Deux livres sont sortis ces jours-ci qui mettent en avant encore une fois le cinéma grâce au travail précis et méthodique des éditions Les Impressions nouvelles de Belgique. L’un est un ouvrage collectif paru dans la même collectif que celui dont nous avions déjà parlé, Cinéma à l’Université. Le regard et le geste, de Serge Le Péron et Frédéric Sojcher dans cette même collection Caméras subjectives. En effet, dans ce nouvel ouvrage, Mettre en scène théâtre et cinéma, dirigé par trois figures de l’enseignement et de la critique de cinéma en France, une dizaine d’entretiens avec des réalisateurs de cinéma et metteurs en scène de théâtre ont été menés pour mettre à jour les liens qui unissent le théâtre et le cinéma.
Ceci est d’autant plus remarquable qu’à notre connaissance aucun essai ne s’est penché encore sur cette union qui apparaît cependant de plus en plus clairement dans les réalisations qui sortent sur les écrans, notamment français, depuis des années. Avec une préface bienvenue de Peter Brook, Nguyen Trong Binh, Camille Bui et Jean-Paul Figasso sont allés à la rencontre de huit réalisateurs et réalisatrices qui ont également bien sûr une connaissance poussée du théâtre et de ses implications dans la réalisation cinématographique : Benoit Jacquot, Xavier Durringer, Arnaud Desplechin, Agnès Jaoui, Zabou Breitman, Safy Nebou, Guillaume Gallienne et Alexis Michalik. Ce sont des noms bien sûr très connus en ce moment et qui, pour la plupart, évoquent autant le cinéma que le théâtre, notamment pour les trois derniers en particulier. Du reste, Safy Nebou a su trouver la formule choc qui définir cette rencontre : « Le cinéma est un cent mètres, le théâtre une course de fond ». Les metteurs en scène d’une pièce ont désormais acquis un statut d’auteurs, au même titre que les réalisateurs d’une film ou les chorégraphes d’un ballet. Cela brouille un peu plus les frontières mais n’empêche pas de poser la question fondamentale de l’acte de mettre en scène.

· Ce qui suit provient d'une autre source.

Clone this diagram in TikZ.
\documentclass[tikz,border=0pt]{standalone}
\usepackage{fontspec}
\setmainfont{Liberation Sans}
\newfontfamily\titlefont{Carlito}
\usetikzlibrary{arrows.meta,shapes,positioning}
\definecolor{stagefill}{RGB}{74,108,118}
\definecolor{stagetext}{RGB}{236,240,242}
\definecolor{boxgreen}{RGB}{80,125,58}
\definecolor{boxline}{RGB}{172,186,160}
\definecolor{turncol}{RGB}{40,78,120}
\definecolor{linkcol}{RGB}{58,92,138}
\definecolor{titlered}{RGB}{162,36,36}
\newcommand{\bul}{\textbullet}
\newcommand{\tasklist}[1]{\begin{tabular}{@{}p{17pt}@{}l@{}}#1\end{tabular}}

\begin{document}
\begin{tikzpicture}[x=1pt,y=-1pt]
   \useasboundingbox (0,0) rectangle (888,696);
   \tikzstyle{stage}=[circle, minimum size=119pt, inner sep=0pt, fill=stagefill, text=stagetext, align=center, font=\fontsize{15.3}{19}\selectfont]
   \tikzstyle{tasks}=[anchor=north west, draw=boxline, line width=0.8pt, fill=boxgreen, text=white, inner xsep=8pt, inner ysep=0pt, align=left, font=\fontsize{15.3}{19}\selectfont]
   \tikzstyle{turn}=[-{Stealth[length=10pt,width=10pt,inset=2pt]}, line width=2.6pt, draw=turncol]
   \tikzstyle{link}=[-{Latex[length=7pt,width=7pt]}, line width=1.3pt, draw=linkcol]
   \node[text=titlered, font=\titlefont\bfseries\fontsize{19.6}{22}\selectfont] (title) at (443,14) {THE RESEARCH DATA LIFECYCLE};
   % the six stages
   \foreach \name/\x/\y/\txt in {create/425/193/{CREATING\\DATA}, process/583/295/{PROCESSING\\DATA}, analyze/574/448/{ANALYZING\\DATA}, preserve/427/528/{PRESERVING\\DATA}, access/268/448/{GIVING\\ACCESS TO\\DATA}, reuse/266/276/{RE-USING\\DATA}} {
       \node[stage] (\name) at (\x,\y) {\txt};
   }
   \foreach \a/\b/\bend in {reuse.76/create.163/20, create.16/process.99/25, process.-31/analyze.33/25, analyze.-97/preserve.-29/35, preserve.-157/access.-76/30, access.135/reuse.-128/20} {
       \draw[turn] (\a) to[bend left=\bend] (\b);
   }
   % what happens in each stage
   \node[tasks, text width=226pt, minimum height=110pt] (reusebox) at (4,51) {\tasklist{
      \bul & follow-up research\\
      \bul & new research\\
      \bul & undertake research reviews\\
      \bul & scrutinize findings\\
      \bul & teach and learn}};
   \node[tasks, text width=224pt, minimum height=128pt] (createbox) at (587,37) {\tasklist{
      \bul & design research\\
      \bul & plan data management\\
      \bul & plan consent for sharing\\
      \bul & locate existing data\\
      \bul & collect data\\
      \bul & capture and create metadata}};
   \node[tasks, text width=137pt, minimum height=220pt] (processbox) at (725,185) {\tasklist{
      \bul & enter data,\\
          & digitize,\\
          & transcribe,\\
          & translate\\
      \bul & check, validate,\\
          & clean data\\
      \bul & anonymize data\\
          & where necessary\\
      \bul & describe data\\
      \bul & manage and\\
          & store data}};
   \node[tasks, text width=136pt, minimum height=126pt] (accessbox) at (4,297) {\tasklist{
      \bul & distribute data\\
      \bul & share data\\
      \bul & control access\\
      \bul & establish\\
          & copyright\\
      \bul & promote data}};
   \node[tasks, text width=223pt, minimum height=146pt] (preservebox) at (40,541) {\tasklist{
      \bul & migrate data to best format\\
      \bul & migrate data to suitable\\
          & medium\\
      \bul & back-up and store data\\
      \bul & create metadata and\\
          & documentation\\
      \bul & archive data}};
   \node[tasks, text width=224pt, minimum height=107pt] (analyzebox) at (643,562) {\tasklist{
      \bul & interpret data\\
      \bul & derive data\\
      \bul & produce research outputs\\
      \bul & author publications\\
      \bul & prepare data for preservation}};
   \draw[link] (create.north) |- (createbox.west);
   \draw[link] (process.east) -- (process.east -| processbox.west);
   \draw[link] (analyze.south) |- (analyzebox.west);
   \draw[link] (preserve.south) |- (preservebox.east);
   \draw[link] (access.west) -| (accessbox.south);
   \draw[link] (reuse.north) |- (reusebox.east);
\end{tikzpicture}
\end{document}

Le deuxième ouvrage sorti un peu plus tôt, à la fin de l’été Marienbad et autres chroniques cinématographiques, est paru chez le même éditeur mais dans une autre collection, « Réflexions faites ». Christian Rosset qui avait déjà participé en 1979 à la mise en oeuvre de Souvenirs écran, le précédent livre de Claude Ollier sur le cinéma, a réuni ici des textes écrits par cet écrivain issu du Nouveau roman et disparu en 2014. Dans les années 50-60, Claude Ollier a en effet écrit régulièrement sur le cinéma dans divers journaux et revues, notamment la NRF et Les Cahiers du cinéma tout en menant une brillante carrière d’écrivain, notamment avec La mise en scène qui a obtenu le Prix Médicis en 1958. Quarante ans plus tard et cinq ans après le décès de Claude Ollier, Christian Rosset redonne aux textes écartés lors de la publication de Souvenirs écrans en 1979 mais qui n’ont rien perdu de leur acuité et de leur force d’analyse des nouvelles formes cinématographiques. On découvrira alors la manière dont ici Claude Ollier voyait des films devenus depuis lors des chefs d’oeuvres comme Jules et Jim, Eva, Cléo de 5 à 7, Cuba si, La Ronde de l’aube, L’attente des femmes et, en point d’orgue, L’année dernière à Marienbad qui donne de manière énigmatique le titre de ce recueil qui comporte, en plus, Aquarium, un essai sur l’oeuvre de Josef von Sternberg écrit en 1970 et un entretien avec Jean Narboni par Emmanuel Burdeau qui permet de situer la singularité des chroniques de Claude Ollier dans la mouvance de la critique cinématographique des années 60.
Claude Ollier. Ce soir à Marienbad et autres chroniques cinématographiques. Textes réunis et présentés par Christian Rosset. Les Impressions nouvelles, coll. Réflexions faites. Bruxelles, 2020. 248 pages.
T. Binh, Camille Bui et Jean-Paul Figasso (dir.) Mettre en scène théâtre et cinéma. Préface de Peter Brook. Les Impressions nouvelles, coll. Caméras subjectives. Bruxelles, 2020. 272 pages.